I am working on application which processes large CSV files (several hundreds of MB's). Recently I faced a problem which at first looked as a memory leak in application, but after some investigation, it appears that it is combination of bad formatted CSV and attempt of CsvListReader to parse never-ending line.

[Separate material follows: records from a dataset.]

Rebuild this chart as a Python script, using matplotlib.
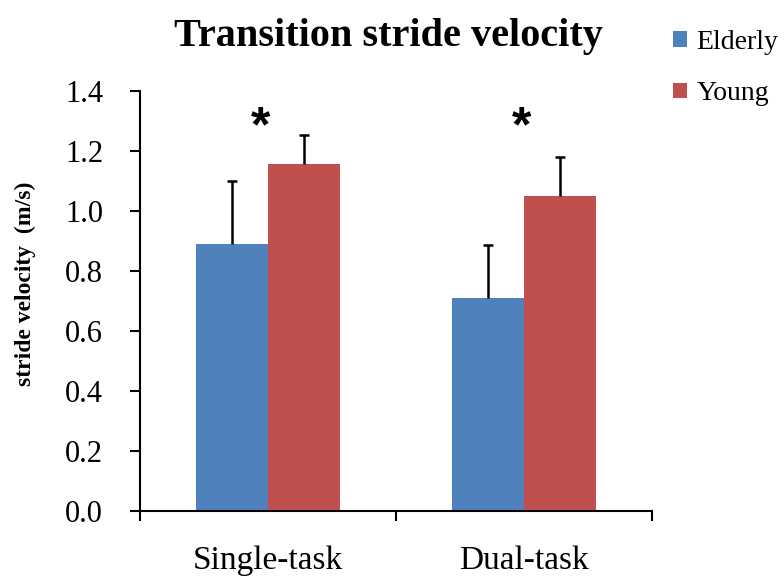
import numpy as np
import matplotlib
matplotlib.use('Agg')
import matplotlib.pyplot as plt

# data
categories = ['Single-task', 'Dual-task']
elderly = [0.89, 0.71]
young = [1.156, 1.051]
elderly_err = [0.209, 0.177]
young_err = [0.097, 0.129]
star_x = [-0.03, 0.99]
star_level = [1.275, 1.275]

plt.rcParams['font.family'] = ['Liberation Serif', 'DejaVu Serif']

fig = plt.figure(figsize=(7.84, 5.76), dpi=100)
ax = fig.add_axes([0.1786, 0.1128, 0.6530, 0.7292])

x = np.arange(len(categories))
w = 0.283
ekw = dict(ecolor='black', elinewidth=1.8, capsize=3.8, capthick=1.8)
b1 = ax.bar(x - w / 2, elderly, w, color='#4F81BD', label='Elderly',
            yerr=[[0, 0], elderly_err], error_kw=ekw)
b2 = ax.bar(x + w / 2, young, w, color='#C0504D', label='Young',
            yerr=[[0, 0], young_err], error_kw=ekw)
# only the upper half of the error bars is shown
for b in (b1, b2):
    b.errorbar.lines[1][0].set_visible(False)

# significance stars
for xi, s in zip(star_x, star_level):
    ax.text(xi, s, '*', ha='center', va='center', fontsize=36,
            family='Liberation Sans', fontweight='bold')

ax.set_xlim(-0.5, 1.5)
ax.set_ylim(0, 1.4)
ax.set_yticks(np.arange(0, 1.41, 0.2))
ax.set_yticklabels(['%.1f' % v for v in np.arange(0, 1.41, 0.2)], fontsize=22)
ax.set_xticks(x)
ax.set_xticklabels(categories, fontsize=24)
ax.set_xticks([-0.5, 0.5, 1.5], minor=True)
ax.tick_params(axis='x', which='major', length=0, pad=25)
ax.tick_params(axis='x', which='minor', length=7, width=1.5, direction='out')
ax.tick_params(axis='y', length=7.5, width=1.5, direction='out', pad=19)

for s in ['top', 'right']:
    ax.spines[s].set_visible(False)
for s in ['left', 'bottom']:
    ax.spines[s].set_linewidth(1.5)

fig.text(0.495, 0.937, 'Transition stride velocity', ha='center', va='center',
         fontsize=29, fontweight='bold')
fig.text(0.032, 0.508, 'stride velocity  (m/s)', rotation=90, ha='center', va='center',
         fontsize=17, fontweight='bold')

ax.legend(loc='upper left', bbox_to_anchor=(0.858, 0.948), bbox_transform=fig.transFigure,
          frameon=False, fontsize=20, handlelength=0.5, handleheight=0.5,
          handletextpad=0.35, labelspacing=0.95, borderaxespad=0, borderpad=0)

fig.savefig('out.png', dpi=100)
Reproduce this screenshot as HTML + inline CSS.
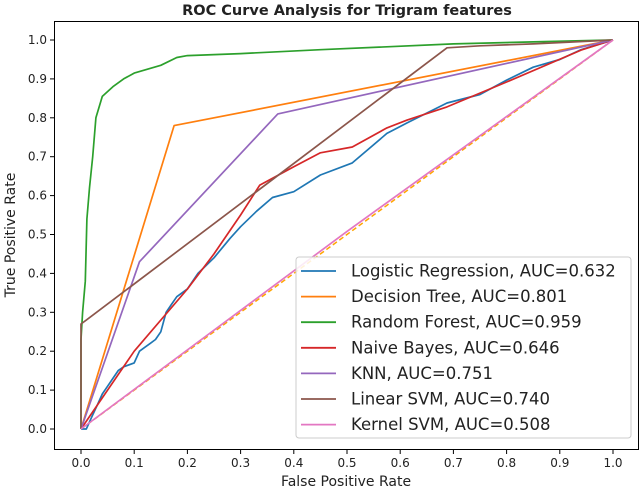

As a result, I got following exception:
at java.lang.OutOfMemoryError.<init>(<unknown string>)
at java.util.Arrays.copyOf(<unknown string>)
Local Variable: char[]#13624
at java.lang.AbstractStringBuilder.expandCapacity(<unknown string>)
at java.lang.AbstractStringBuilder.ensureCapacityInternal(<unknown string>)
at java.lang.AbstractStringBuilder.append(<unknown string>)
at java.lang.StringBuilder.append(<unknown string>)
Local Variable: java.lang.StringBuilder#3
at org.supercsv.io.Tokenizer.readStringList(<unknown string>)
Local Variable: java.util.ArrayList#642
Local Variable: org.supercsv.io.Tokenizer#1
Local Variable: org.supercsv.io.PARSERSTATE#2
Local Variable: java.lang.String#14960
at org.supercsv.io.CsvListReader.read(<unknown string>)
By analyzing heap dump and CSV file based on dump findings, I noticed that one of columns in one of CSV lines was missing closing quotes, which obviously resulted in reader trying to find end of the line by appending file content to internal string buffer until there was no more heap memory.
Anyway, that was the problem and it was due to bad formatted CSV - once I removed critical line, problem disappeared. What I want to achieve is to tell reader that:
- All the content it should interpret always ends with new line character, even if quotes are not closed properly (no multi-line support)
- Alternatively, to provide certain limit (in bytes) of the CSV line
Is there some clear way to do this in SuperCSV using CsvListReader (preferred in my case)?